How Do I Track AI Agent Activity and Decisions?

Executive Summary

Track agents with the same rigor as revenue systems. Capture traces for every step (inputs, outputs, policies, tools, reason codes), metrics for health and outcomes (success, escalations, cost), logs for errors/events, and cost accounting per decision.
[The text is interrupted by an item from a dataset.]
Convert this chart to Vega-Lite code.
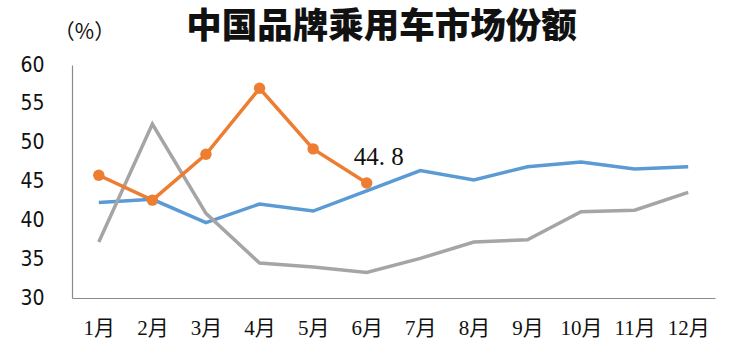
{
  "$schema": "https://vega.github.io/schema/vega-lite/v6.json",
  "width": 643,
  "height": 233,
  "autosize": {"type": "none"},
  "padding": {"left": 72, "top": 65, "right": 29, "bottom": 50},
  "background": "white",
  "title": {
    "text": "中国品牌乘用车市场份额",
    "font": "Noto Sans CJK SC",
    "fontSize": 35.5,
    "fontWeight": 900,
    "color": "#111111",
    "anchor": "middle",
    "dx": -12,
    "offset": -24
  },
  "config": {"view": {"stroke": null}},
  "data": {
    "values": [
      {"month": "1月", "series": "2019", "share": 42.3},
      {"month": "2月", "series": "2019", "share": 42.7},
      {"month": "3月", "series": "2019", "share": 39.7},
      {"month": "4月", "series": "2019", "share": 42.1},
      {"month": "5月", "series": "2019", "share": 41.2},
      {"month": "6月", "series": "2019", "share": 43.8},
      {"month": "7月", "series": "2019", "share": 46.4},
      {"month": "8月", "series": "2019", "share": 45.2},
      {"month": "9月", "series": "2019", "share": 46.9},
      {"month": "10月", "series": "2019", "share": 47.5},
      {"month": "11月", "series": "2019", "share": 46.6},
      {"month": "12月", "series": "2019", "share": 46.9},
      {"month": "1月", "series": "2020", "share": 37.2},
      {"month": "2月", "series": "2020", "share": 52.4},
      {"month": "3月", "series": "2020", "share": 40.9},
      {"month": "4月", "series": "2020", "share": 34.5},
      {"month": "5月", "series": "2020", "share": 34.0},
      {"month": "6月", "series": "2020", "share": 33.3},
      {"month": "7月", "series": "2020", "share": 35.1},
      {"month": "8月", "series": "2020", "share": 37.2},
      {"month": "9月", "series": "2020", "share": 37.5},
      {"month": "10月", "series": "2020", "share": 41.1},
      {"month": "11月", "series": "2020", "share": 41.3},
      {"month": "12月", "series": "2020", "share": 43.6},
      {"month": "1月", "series": "2021", "share": 45.8},
      {"month": "2月", "series": "2021", "share": 42.6},
      {"month": "3月", "series": "2021", "share": 48.5},
      {"month": "4月", "series": "2021", "share": 57.0},
      {"month": "5月", "series": "2021", "share": 49.2},
      {"month": "6月", "series": "2021", "share": 44.8, "label": "44. 8"}
    ]
  },
  "encoding": {
    "x": {
      "field": "month",
      "type": "ordinal",
      "sort": ["1月","2月","3月","4月","5月","6月","7月","8月","9月","10月","11月","12月"],
      "scale": {"type": "point", "padding": 0.5},
      "axis": {
        "title": null,
        "ticks": false,
        "grid": false,
        "domainColor": "#8a8a8a",
        "domainWidth": 1.2,
        "labelAngle": 0,
        "labelFont": "Liberation Serif, Noto Sans CJK SC",
        "labelFontSize": 21,
        "labelColor": "#111111",
        "labelPadding": 19
      }
    },
    "y": {
      "field": "share",
      "type": "quantitative",
      "scale": {"domain": [30, 60], "nice": false, "zero": false},
      "axis": {
        "values": [30, 35, 40, 45, 50, 55, 60],
        "ticks": false,
        "grid": false,
        "domainColor": "#8a8a8a",
        "domainWidth": 1.2,
        "labelFont": "Liberation Sans Narrow, DejaVu Sans Condensed, sans-serif",
        "labelFontSize": 21,
        "labelColor": "#111111",
        "labelPadding": 28,
        "title": "（%）",
        "titleAngle": 0,
        "titleX": 12,
        "titleY": -33,
        "titleAlign": "center",
        "titleBaseline": "middle",
        "titleFont": "Noto Sans CJK SC",
        "titleFontSize": 21,
        "titleFontWeight": "normal",
        "titleColor": "#111111"
      }
    }
  },
  "layer": [
    {
      "mark": {"type": "line", "strokeWidth": 3.5},
      "encoding": {
        "color": {
          "field": "series",
          "type": "nominal",
          "scale": {"domain": ["2019", "2020", "2021"], "range": ["#5B9BD5", "#A5A5A5", "#ED7D31"]},
          "legend": null
        }
      }
    },
    {
      "transform": [{"filter": "datum.series === '2021'"}],
      "mark": {"type": "point", "filled": true, "size": 130, "opacity": 1, "color": "#ED7D31"}
    },
    {
      "transform": [{"filter": "datum.label != null"}],
      "mark": {
        "type": "text",
        "align": "left",
        "baseline": "alphabetic",
        "dx": -13,
        "dy": -18,
        "font": "Liberation Serif, Noto Sans CJK SC",
        "fontSize": 25,
        "color": "#111111"
      },
      "encoding": {"text": {"field": "label"}}
    }
  ]
}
Store decision records with IDs that join back to CRM/MAP/CDP so leaders can audit actions and correlate to meetings, pipeline, ROAS/CAC, and NRR.

Observability Layers (What to Capture)

Layer	Definition	Examples	Why it matters	Owner
Traces	Step-by-step spans with context	Skill I/O, tools called, approvals	Explains “why” and enables rollback	Platform
Metrics	Quantitative series over time	Success %, escalations, latency	SLOs, alerts, capacity planning	RevOps
Logs	Discrete events and errors	Rate-limit, validator failures	Debugging and audits	Engineering
Cost	Spend per call/run/outcome	Model tokens, API fees, media	ROI & budget enforcement	Finance/Program
Decision records	Normalized “who/what/why” row	Offer chosen + reason code	Join to CRM & scorecards	Data/RevOps

No record, no credit: if a decision isn’t logged with IDs, it can’t be explained—or proven valuable.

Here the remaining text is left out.